>> begin

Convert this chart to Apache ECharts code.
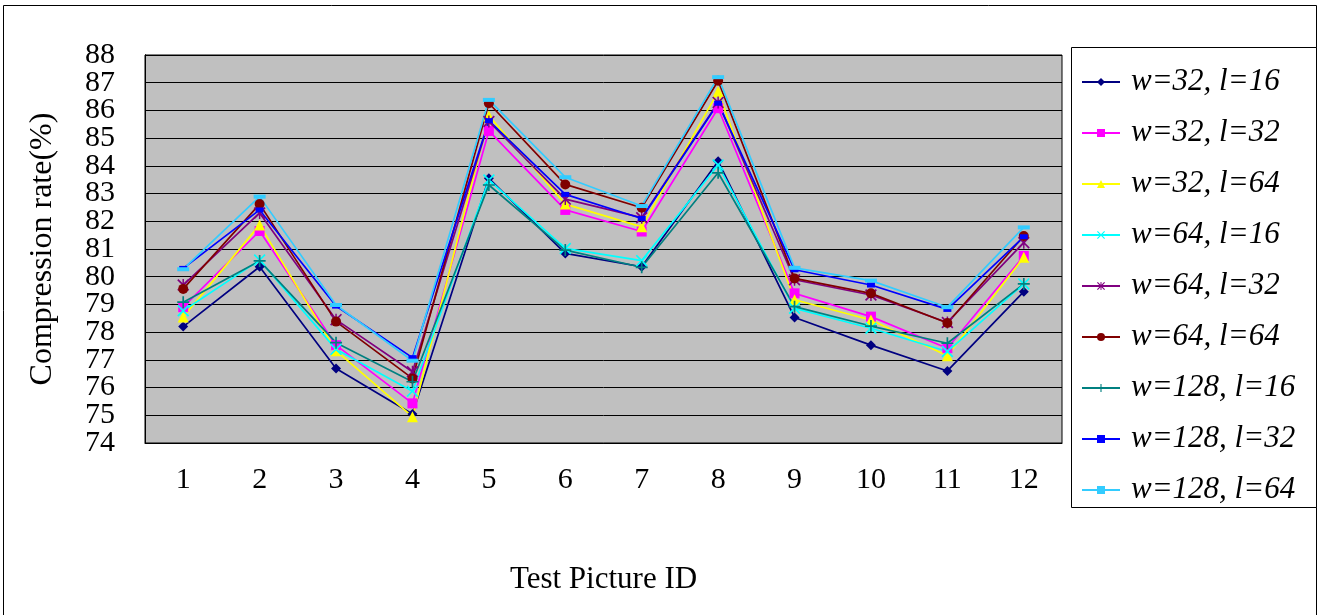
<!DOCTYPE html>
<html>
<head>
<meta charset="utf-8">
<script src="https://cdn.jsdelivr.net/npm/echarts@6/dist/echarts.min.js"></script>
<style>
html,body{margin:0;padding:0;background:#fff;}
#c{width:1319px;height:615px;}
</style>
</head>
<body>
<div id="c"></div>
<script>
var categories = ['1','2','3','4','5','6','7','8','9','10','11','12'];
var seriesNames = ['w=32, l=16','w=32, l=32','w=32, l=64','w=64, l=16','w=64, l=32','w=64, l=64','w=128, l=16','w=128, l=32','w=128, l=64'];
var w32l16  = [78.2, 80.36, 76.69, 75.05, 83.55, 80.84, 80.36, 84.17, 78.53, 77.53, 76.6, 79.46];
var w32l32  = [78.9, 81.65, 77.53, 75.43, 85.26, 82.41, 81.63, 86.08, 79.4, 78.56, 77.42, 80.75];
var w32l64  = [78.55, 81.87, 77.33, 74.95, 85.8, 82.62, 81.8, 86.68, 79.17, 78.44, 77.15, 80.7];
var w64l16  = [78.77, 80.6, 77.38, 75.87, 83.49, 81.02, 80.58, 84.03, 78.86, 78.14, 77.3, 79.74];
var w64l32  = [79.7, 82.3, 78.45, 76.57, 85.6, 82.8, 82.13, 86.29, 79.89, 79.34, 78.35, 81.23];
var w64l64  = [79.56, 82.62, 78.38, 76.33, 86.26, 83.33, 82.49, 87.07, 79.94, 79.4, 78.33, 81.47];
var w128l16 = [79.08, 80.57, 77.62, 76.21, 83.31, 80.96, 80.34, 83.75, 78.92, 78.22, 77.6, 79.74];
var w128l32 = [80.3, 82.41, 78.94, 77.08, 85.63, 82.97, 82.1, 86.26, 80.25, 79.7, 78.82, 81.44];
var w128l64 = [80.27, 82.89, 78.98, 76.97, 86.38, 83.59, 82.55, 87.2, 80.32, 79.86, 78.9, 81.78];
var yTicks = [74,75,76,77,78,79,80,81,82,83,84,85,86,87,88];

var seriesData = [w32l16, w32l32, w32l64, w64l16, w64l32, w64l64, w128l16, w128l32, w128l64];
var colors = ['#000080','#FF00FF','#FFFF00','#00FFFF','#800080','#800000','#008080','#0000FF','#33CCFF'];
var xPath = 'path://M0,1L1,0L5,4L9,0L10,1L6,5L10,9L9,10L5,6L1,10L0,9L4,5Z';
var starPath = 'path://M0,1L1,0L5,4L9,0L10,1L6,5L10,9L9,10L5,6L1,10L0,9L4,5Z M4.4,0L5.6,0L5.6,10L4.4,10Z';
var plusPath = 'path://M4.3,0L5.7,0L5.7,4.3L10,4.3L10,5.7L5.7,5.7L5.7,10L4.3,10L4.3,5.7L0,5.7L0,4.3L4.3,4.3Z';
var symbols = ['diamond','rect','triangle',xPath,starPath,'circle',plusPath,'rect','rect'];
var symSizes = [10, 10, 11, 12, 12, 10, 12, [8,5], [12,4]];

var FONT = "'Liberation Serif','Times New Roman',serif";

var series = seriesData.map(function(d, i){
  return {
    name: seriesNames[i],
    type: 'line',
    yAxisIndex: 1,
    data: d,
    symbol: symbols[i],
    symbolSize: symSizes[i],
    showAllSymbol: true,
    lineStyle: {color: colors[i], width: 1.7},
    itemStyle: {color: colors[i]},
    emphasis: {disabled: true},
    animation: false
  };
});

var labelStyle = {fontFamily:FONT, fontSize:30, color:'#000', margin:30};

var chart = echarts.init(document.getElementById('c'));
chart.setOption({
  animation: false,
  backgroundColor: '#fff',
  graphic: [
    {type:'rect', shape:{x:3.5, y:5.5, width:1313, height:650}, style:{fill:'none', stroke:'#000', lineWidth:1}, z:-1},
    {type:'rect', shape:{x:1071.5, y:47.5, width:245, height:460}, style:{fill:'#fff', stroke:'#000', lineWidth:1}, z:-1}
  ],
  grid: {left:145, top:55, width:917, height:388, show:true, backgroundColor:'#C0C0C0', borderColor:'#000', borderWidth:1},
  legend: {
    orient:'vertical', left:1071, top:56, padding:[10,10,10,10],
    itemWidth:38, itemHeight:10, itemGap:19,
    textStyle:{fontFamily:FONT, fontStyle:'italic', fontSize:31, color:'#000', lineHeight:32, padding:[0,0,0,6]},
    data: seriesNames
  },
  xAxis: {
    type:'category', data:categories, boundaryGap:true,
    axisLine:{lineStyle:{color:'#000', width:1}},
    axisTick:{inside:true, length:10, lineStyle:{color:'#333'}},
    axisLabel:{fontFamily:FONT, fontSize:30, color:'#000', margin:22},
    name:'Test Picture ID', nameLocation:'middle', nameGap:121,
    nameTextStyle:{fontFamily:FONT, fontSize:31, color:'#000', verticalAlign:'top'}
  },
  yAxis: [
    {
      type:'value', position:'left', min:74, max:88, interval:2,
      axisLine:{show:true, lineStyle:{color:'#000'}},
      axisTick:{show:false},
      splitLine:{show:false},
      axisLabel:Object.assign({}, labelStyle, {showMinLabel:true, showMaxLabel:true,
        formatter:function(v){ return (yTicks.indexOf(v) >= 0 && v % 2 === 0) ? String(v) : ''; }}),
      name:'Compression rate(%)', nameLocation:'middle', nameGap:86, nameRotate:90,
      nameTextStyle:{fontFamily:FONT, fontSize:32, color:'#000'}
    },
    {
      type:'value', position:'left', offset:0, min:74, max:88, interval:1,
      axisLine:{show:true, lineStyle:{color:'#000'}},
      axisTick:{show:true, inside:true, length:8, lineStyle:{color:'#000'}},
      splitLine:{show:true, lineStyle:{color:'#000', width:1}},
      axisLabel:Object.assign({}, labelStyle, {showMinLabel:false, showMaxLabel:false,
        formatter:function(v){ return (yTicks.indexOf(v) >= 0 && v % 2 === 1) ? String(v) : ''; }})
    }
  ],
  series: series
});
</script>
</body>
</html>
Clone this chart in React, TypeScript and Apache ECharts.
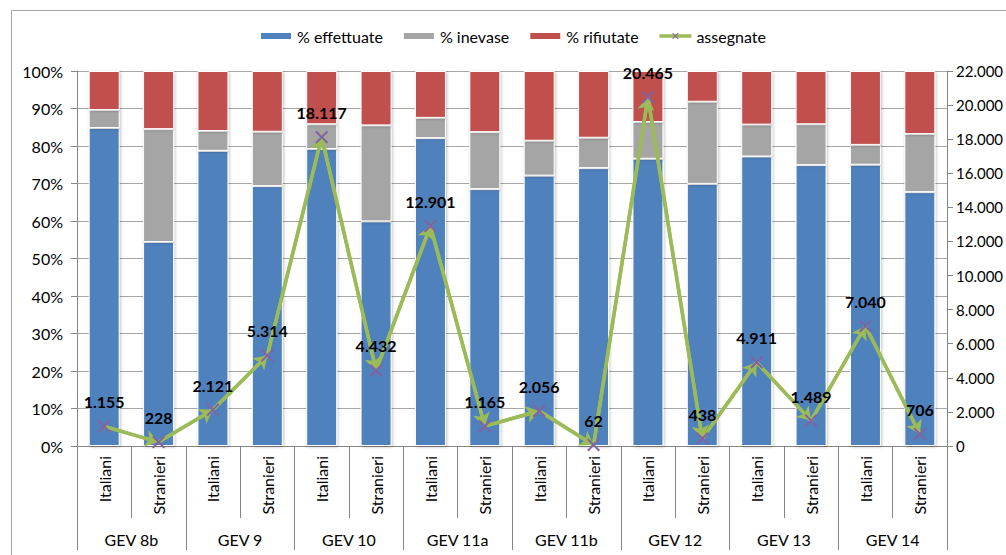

>> end

Every line is to be duplicated exactly, though pictures stay out.

Convert this chart to Apache ECharts code.
<!DOCTYPE html>
<html>
<head>
<meta charset="utf-8">
<script src="https://cdn.jsdelivr.net/npm/echarts@6/dist/echarts.min.js"></script>
<style>
html,body{margin:0;padding:0;background:#fff;}
#c{width:1319px;height:615px;}
</style>
</head>
<body>
<div id="c"></div>
<script>
var categories = ['1','2','3','4','5','6','7','8','9','10','11','12'];
var seriesNames = ['w=32, l=16','w=32, l=32','w=32, l=64','w=64, l=16','w=64, l=32','w=64, l=64','w=128, l=16','w=128, l=32','w=128, l=64'];
var w32l16  = [78.2, 80.36, 76.69, 75.05, 83.55, 80.84, 80.36, 84.17, 78.53, 77.53, 76.6, 79.46];
var w32l32  = [78.9, 81.65, 77.53, 75.43, 85.26, 82.41, 81.63, 86.08, 79.4, 78.56, 77.42, 80.75];
var w32l64  = [78.55, 81.87, 77.33, 74.95, 85.8, 82.62, 81.8, 86.68, 79.17, 78.44, 77.15, 80.7];
var w64l16  = [78.77, 80.6, 77.38, 75.87, 83.49, 81.02, 80.58, 84.03, 78.86, 78.14, 77.3, 79.74];
var w64l32  = [79.7, 82.3, 78.45, 76.57, 85.6, 82.8, 82.13, 86.29, 79.89, 79.34, 78.35, 81.23];
var w64l64  = [79.56, 82.62, 78.38, 76.33, 86.26, 83.33, 82.49, 87.07, 79.94, 79.4, 78.33, 81.47];
var w128l16 = [79.08, 80.57, 77.62, 76.21, 83.31, 80.96, 80.34, 83.75, 78.92, 78.22, 77.6, 79.74];
var w128l32 = [80.3, 82.41, 78.94, 77.08, 85.63, 82.97, 82.1, 86.26, 80.25, 79.7, 78.82, 81.44];
var w128l64 = [80.27, 82.89, 78.98, 76.97, 86.38, 83.59, 82.55, 87.2, 80.32, 79.86, 78.9, 81.78];
var yTicks = [74,75,76,77,78,79,80,81,82,83,84,85,86,87,88];

var seriesData = [w32l16, w32l32, w32l64, w64l16, w64l32, w64l64, w128l16, w128l32, w128l64];
var colors = ['#000080','#FF00FF','#FFFF00','#00FFFF','#800080','#800000','#008080','#0000FF','#33CCFF'];
var xPath = 'path://M0,1L1,0L5,4L9,0L10,1L6,5L10,9L9,10L5,6L1,10L0,9L4,5Z';
var starPath = 'path://M0,1L1,0L5,4L9,0L10,1L6,5L10,9L9,10L5,6L1,10L0,9L4,5Z M4.4,0L5.6,0L5.6,10L4.4,10Z';
var plusPath = 'path://M4.3,0L5.7,0L5.7,4.3L10,4.3L10,5.7L5.7,5.7L5.7,10L4.3,10L4.3,5.7L0,5.7L0,4.3L4.3,4.3Z';
var symbols = ['diamond','rect','triangle',xPath,starPath,'circle',plusPath,'rect','rect'];
var symSizes = [10, 10, 11, 12, 12, 10, 12, [8,5], [12,4]];

var FONT = "'Liberation Serif','Times New Roman',serif";

var series = seriesData.map(function(d, i){
  return {
    name: seriesNames[i],
    type: 'line',
    yAxisIndex: 1,
    data: d,
    symbol: symbols[i],
    symbolSize: symSizes[i],
    showAllSymbol: true,
    lineStyle: {color: colors[i], width: 1.7},
    itemStyle: {color: colors[i]},
    emphasis: {disabled: true},
    animation: false
  };
});

var labelStyle = {fontFamily:FONT, fontSize:30, color:'#000', margin:30};

var chart = echarts.init(document.getElementById('c'));
chart.setOption({
  animation: false,
  backgroundColor: '#fff',
  graphic: [
    {type:'rect', shape:{x:3.5, y:5.5, width:1313, height:650}, style:{fill:'none', stroke:'#000', lineWidth:1}, z:-1},
    {type:'rect', shape:{x:1071.5, y:47.5, width:245, height:460}, style:{fill:'#fff', stroke:'#000', lineWidth:1}, z:-1}
  ],
  grid: {left:145, top:55, width:917, height:388, show:true, backgroundColor:'#C0C0C0', borderColor:'#000', borderWidth:1},
  legend: {
    orient:'vertical', left:1071, top:56, padding:[10,10,10,10],
    itemWidth:38, itemHeight:10, itemGap:19,
    textStyle:{fontFamily:FONT, fontStyle:'italic', fontSize:31, color:'#000', lineHeight:32, padding:[0,0,0,6]},
    data: seriesNames
  },
  xAxis: {
    type:'category', data:categories, boundaryGap:true,
    axisLine:{lineStyle:{color:'#000', width:1}},
    axisTick:{inside:true, length:10, lineStyle:{color:'#333'}},
    axisLabel:{fontFamily:FONT, fontSize:30, color:'#000', margin:22},
    name:'Test Picture ID', nameLocation:'middle', nameGap:121,
    nameTextStyle:{fontFamily:FONT, fontSize:31, color:'#000', verticalAlign:'top'}
  },
  yAxis: [
    {
      type:'value', position:'left', min:74, max:88, interval:2,
      axisLine:{show:true, lineStyle:{color:'#000'}},
      axisTick:{show:false},
      splitLine:{show:false},
      axisLabel:Object.assign({}, labelStyle, {showMinLabel:true, showMaxLabel:true,
        formatter:function(v){ return (yTicks.indexOf(v) >= 0 && v % 2 === 0) ? String(v) : ''; }}),
      name:'Compression rate(%)', nameLocation:'middle', nameGap:86, nameRotate:90,
      nameTextStyle:{fontFamily:FONT, fontSize:32, color:'#000'}
    },
    {
      type:'value', position:'left', offset:0, min:74, max:88, interval:1,
      axisLine:{show:true, lineStyle:{color:'#000'}},
      axisTick:{show:true, inside:true, length:8, lineStyle:{color:'#000'}},
      splitLine:{show:true, lineStyle:{color:'#000', width:1}},
      axisLabel:Object.assign({}, labelStyle, {showMinLabel:false, showMaxLabel:false,
        formatter:function(v){ return (yTicks.indexOf(v) >= 0 && v % 2 === 1) ? String(v) : ''; }})
    }
  ],
  series: series
});
</script>
</body>
</html>
Clone this chart in React, TypeScript and Apache ECharts.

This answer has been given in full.